Citations sur Le triangle d'Hiver (13)
Elle voudrait enchaîner, mais on a pas toujours à l'esprit le mot juste, celui qui transformerait l'instant en minute historique.
Non, Mademoiselle, il n'est pas question que vous preniez congés en été, c'est la période des vacances scolaires et vous n'avez aucun enfant, de toute façon madame Bloquet et monsieur Piton, qui eux en ont, m'ont déjà donné leurs dates, alors c'est trop tard, vous partirez en novembre comme tous les célibataires.
Elle aurait pu chercher un travail. Le cœur n’y était pas. Elle a commencé de fréquenter la médiathèque, les cinémas proposant un tarif réduit aux personnes dans sa situation. Au fil des mois, les heures devenues élastiques, ses actions n’étaient plus guidées que par de brusques accès d’envie ou de dégoût.
Tel celui, à l’instant, d’avoir trop buté contre les murs, et simultanément le désir de prendre l’air. Elle renfile ses baskets à scratch, son anorak argent doublé de fourrure synthétique, et dévale l’escalier de son immeuble.
Sur le quai de Southampton, il n’y a aps un chat ni même un arbre, l’architecte de la Reconstruction ayant estimé que la verdure eût inutilement distrait le regard de ses édifices en béton armé. De fait, les volumes quadrangulaires dégagent une belle impression d'équilibre grâce aux variations de hauteur, au jeu des éléments horizontaux – placettes, portiques, balcons, terrasses-, qui modulent en douceur la composition des façades.
C’est humain, à fréquenter le corps, on s’attache à la personne toute entière.
Au pire des immeubles, ces enseignes internationales qui égalisent tout lieu en une forme de nulle part.
Volets clos, il règne dans la pièce une chaleur amniotique.
Elle les méprise, rejette uniformément Monet, Pissarro, Cezanne, Sisley, ces fragments d’eau et de terre, ces petites taches de lumière qui arrachent des cris d’enthousiasme aux naïfs, comme si ce n’était pas le devoir de l'artiste de lutter contre l’éparpillement de l’esprit et de la matière.
La multiplication si désirable de commerces superfétatoires, débitants d’hypertelephones, cafés capsule au prix du diamant et grandes surfaces alterbiologiques.
Vous avez,mettons, une trentaine d'années. Cela fait environ trois cent mille heures que vous apprenez à vous connaître, en comptant le temps de sommeil qui n'a guère moins de raisons de fournir des informations sur la personne du dormeur que les instants de veille.
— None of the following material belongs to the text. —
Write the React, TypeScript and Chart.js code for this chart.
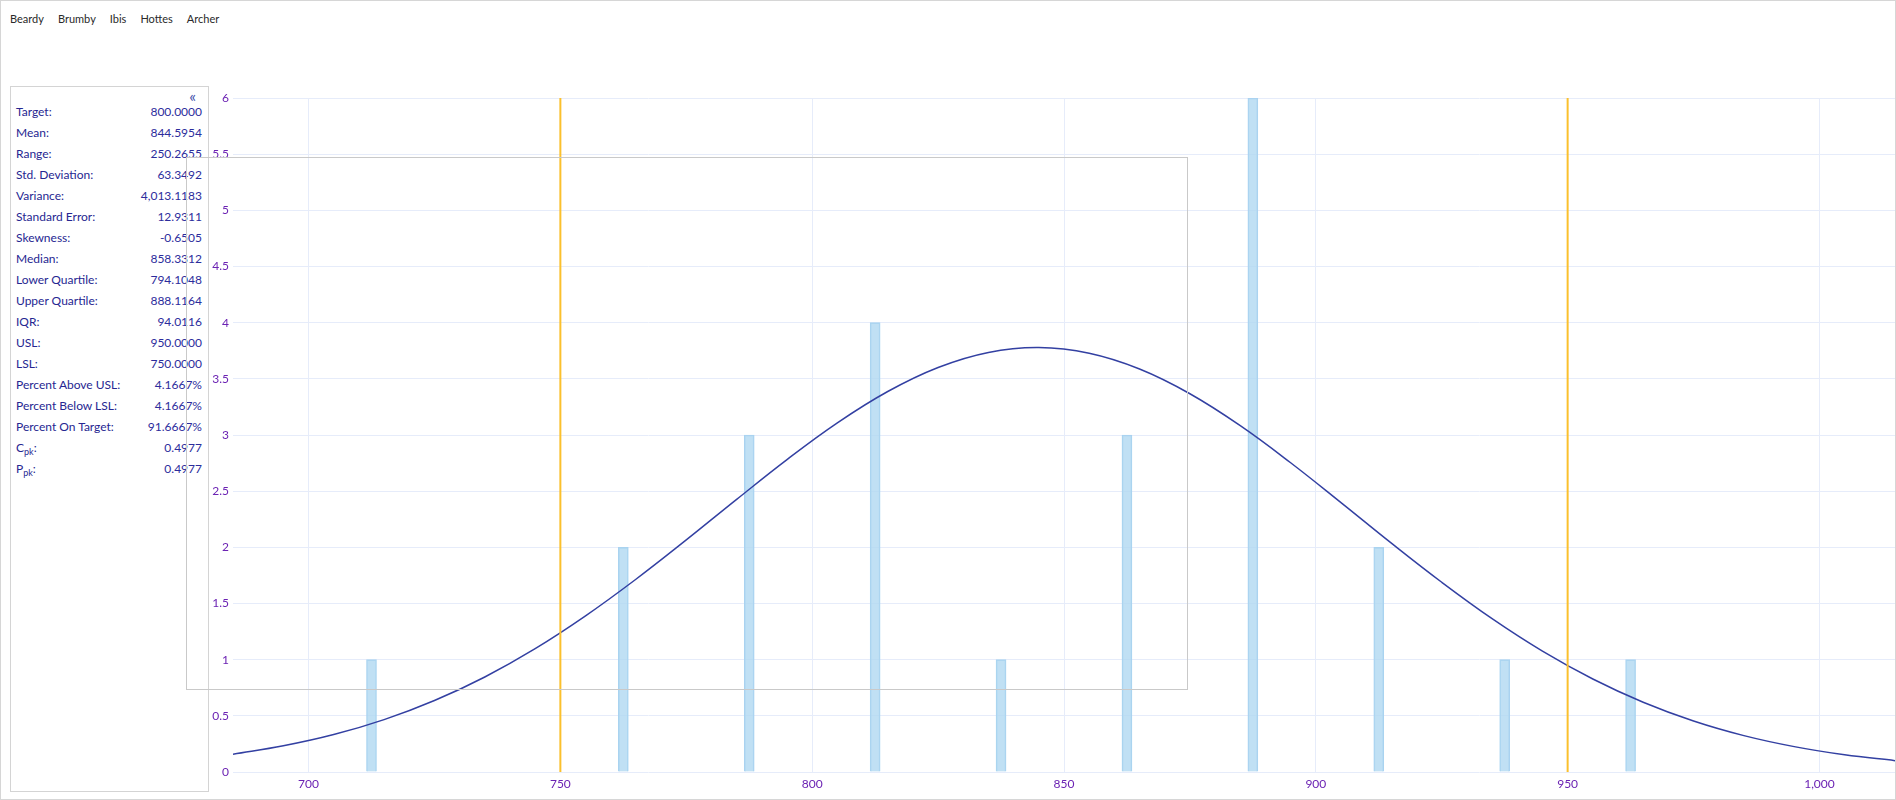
import React, { useEffect, useRef } from "react";
import { Chart, registerables } from "chart.js";

Chart.register(...registerables);

const menuItems = ["Beardy", "Brumby", "Ibis", "Hottes", "Archer"];

const statLabels = [
  "Target:",
  "Mean:",
  "Range:",
  "Std. Deviation:",
  "Variance:",
  "Standard Error:",
  "Skewness:",
  "Median:",
  "Lower Quartile:",
  "Upper Quartile:",
  "IQR:",
  "USL:",
  "LSL:",
  "Percent Above USL:",
  "Percent Below LSL:",
  "Percent On Target:",
  "C|pk",
  "P|pk",
];

const statValues = [
  "800.0000",
  "844.5954",
  "250.2655",
  "63.3492",
  "4,013.1183",
  "12.9311",
  "-0.6505",
  "858.3312",
  "794.1048",
  "888.1164",
  "94.0116",
  "950.0000",
  "750.0000",
  "4.1667%",
  "4.1667%",
  "91.6667%",
  "0.4977",
  "0.4977",
];

const binCenters = [712.5, 762.5, 787.5, 812.5, 837.5, 862.5, 887.5, 912.5, 937.5, 962.5];
const binCounts = [1, 2, 3, 4, 1, 3, 6, 2, 1, 1];

const curveX = [
  685, 695, 705, 715, 725, 735, 745, 755, 765, 775, 785, 795, 805, 815, 825, 835, 845,
  855, 865, 875, 885, 895, 905, 915, 925, 935, 945, 955, 965, 975, 985, 995, 1005, 1015,
];
const curveY = [
  0.158, 0.233, 0.333, 0.466, 0.636, 0.846, 1.098, 1.39, 1.716, 2.066, 2.427, 2.781,
  3.108, 3.387, 3.601, 3.735, 3.778, 3.727, 3.587, 3.367, 3.083, 2.753, 2.398, 2.037,
  1.689, 1.365, 1.076, 0.828, 0.621, 0.454, 0.324, 0.226, 0.153, 0.101,
];

const specLimits = [750, 950];

const xMin = 685;
const xMax = 1015;
const xStep = 50;
const yMin = 0;
const yMax = 6;
const yStep = 0.5;

const FONT = "Lato, 'Noto Sans', sans-serif";

function ChartCanvas() {
  const ref = useRef<HTMLCanvasElement | null>(null);
  useEffect(() => {
    if (!ref.current) return;
    const tickColor = "#6b22b3";
    const gridColor = "#e6ecfa";
    const chart = new Chart(ref.current, {
      type: "bar",
      data: {
        datasets: [
          ...specLimits.map((v) => ({
            type: "line" as const,
            data: [
              { x: v, y: yMin },
              { x: v, y: yMax },
            ],
            borderColor: "#fbc02d",
            borderWidth: 2,
            pointRadius: 0,
            fill: false,
          })),
          {
            type: "line" as const,
            data: curveX.map((x, i) => ({ x, y: curveY[i] })),
            borderColor: "#3340a2",
            borderWidth: 1.5,
            pointRadius: 0,
            tension: 0.4,
            fill: false,
          },
          {
            type: "bar" as const,
            data: binCenters.map((x, i) => ({ x, y: binCounts[i] })),
            backgroundColor: "rgba(176, 216, 241, 0.8)",
            borderColor: "#a9d3f0",
            borderWidth: 1,
            barThickness: 10,
          },
        ],
      },
      options: {
        animation: false,
        responsive: true,
        maintainAspectRatio: false,
        layout: { padding: { top: 17, right: 2, left: 0, bottom: 0 } },
        plugins: { legend: { display: false }, tooltip: { enabled: false } },
        scales: {
          x: {
            type: "linear",
            min: xMin,
            max: xMax,
            offset: false,
            afterFit: (s: any) => {
              s.height = 29;
            },
            ticks: {
              stepSize: xStep,
              includeBounds: false,
              color: tickColor,
              padding: 5,
              font: { family: FONT, size: 12 },
              maxRotation: 0,
            },
            grid: { color: gridColor, drawTicks: false, offset: false },
            border: { display: false },
          },
          y: {
            min: yMin,
            max: yMax,
            afterFit: (s: any) => {
              s.width = 24;
            },
            ticks: {
              stepSize: yStep,
              color: tickColor,
              padding: 4,
              font: { family: FONT, size: 12 },
              callback: (v: any) => String(Number(v)),
            },
            grid: { color: gridColor, drawTicks: false },
            border: { display: false },
          },
        },
      },
    } as any);
    return () => chart.destroy();
  }, []);
  return <canvas ref={ref} />;
}

export default function App() {
  return (
    <div
      style={{
        position: "absolute",
        left: 0,
        top: 0,
        width: 1896,
        height: 800,
        boxSizing: "border-box",
        border: "1px solid #d6d6d6",
        background: "#fff",
        fontFamily: FONT,
        overflow: "hidden",
      }}
    >
      <div
        style={{
          position: "absolute",
          left: 9,
          top: 10,
          display: "flex",
          gap: 14,
          fontSize: 11,
          color: "#2a2a2a",
          lineHeight: "16px",
        }}
      >
        {menuItems.map((m) => (
          <span key={m}>{m}</span>
        ))}
      </div>

      <div
        style={{
          position: "absolute",
          left: 9,
          top: 85,
          width: 199,
          height: 706,
          boxSizing: "border-box",
          border: "1px solid #d4d4d4",
        }}
      >
        <div
          style={{
            position: "absolute",
            right: 12,
            top: 1,
            fontSize: 16,
            color: "#3a4aa8",
            lineHeight: "16px",
          }}
        >
          «
        </div>
        <div style={{ position: "absolute", left: 5, top: 15, width: 186, fontSize: 12 }}>
          {statLabels.map((lab, i) => {
            const parts = lab.split("|");
            return (
              <div
                key={i}
                style={{
                  display: "flex",
                  justifyContent: "space-between",
                  height: 21,
                  lineHeight: "20px",
                }}
              >
                <span style={{ color: "#262691" }}>
                  {parts.length > 1 ? (
                    <>
                      {parts[0]}
                      <sub style={{ fontSize: 9, verticalAlign: "-3px" }}>{parts[1]}</sub>:
                    </>
                  ) : (
                    lab
                  )}
                </span>
                <span style={{ color: "#2c2c9c" }}>{statValues[i]}</span>
              </div>
            );
          })}
        </div>
      </div>

      <div style={{ position: "absolute", left: 208, top: 80, width: 1688, height: 720 }}>
        <ChartCanvas />
      </div>

      <div
        style={{
          position: "absolute",
          left: 185,
          top: 156,
          width: 1002,
          height: 533,
          boxSizing: "border-box",
          border: "1px solid #c9c9c9",
          pointerEvents: "none",
        }}
      />
    </div>
  );
}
Ainsi, vous possédez de vous-même une certaine idée, fondée sur une pratique quotidienne, des habitudes, une manière d'éprouver les émotions, de telle sorte que vous n'êtes pas bien dans votre tête – il n'y a que les magazines de salles d'attente pour aspirer à de tels sommets –, mais comme à la maison dans votre crâne. Et voici que vous êtes contrainte d'en changer. De vous extraire de votre abri le plus intime pour élire domicile ailleurs, dans la tête de Bérénice Beaurivage, dont vous ne savez rien sinon qu'elle paraissait, à l'écran, une femme que cela vaudrait la peine d'être, avec une vie facile, un bel amant, beaucoup d'argent.
Ensuite j’ai pris le DVD. Il s’agissait d’un long-métrage d’Erich Rohmer intitulé L’arbre, le maire et la médiathèque, formule étrange qui ne m’a pas encouragée à l’insérer tout de suite dans le lecteur. Pour ce faire, j’ai attendu que l’Inspecteur parte travailler le lendemain matin, et je me suis installée à mon aise dans le canapé.
L’intrigue, au demeurant fort mince, reposait sur le triangle composé par un homme et deux femmes, le rôle principal échéant au comédien Pascal Greggory, qui d’abord vivait avec Arielle Dombasle puis, au fil d’interminables arguties, se retrouvait avec Clémentine Amouroux. J’ai pensé que je ressemblais assez à la première, on me l’avait déjà remarquer, mais en dehors de ce détail, rien dans le film ne pouvait éclairer ma situation précédente. De dépit, comme j’avais lu tous les romans de la bibliothèque, je me suis tournée vers la pièce de Jean Racine, qui n’avait pas regagné le dernier tiroir, intitulée Bérénice et que j’ai parcouru d’un oeil distrait, n’étant guère portée vers la tragédie. !j’ai tout de mêmes enregistré la coïncidence entre les deux Bérénice, le personnage interprété par Arielle Dombasle dans le film d’Erich Rohmer s’appelant ainsi, et le soupçon m’est alors venu que c’était également le prénom de la morte.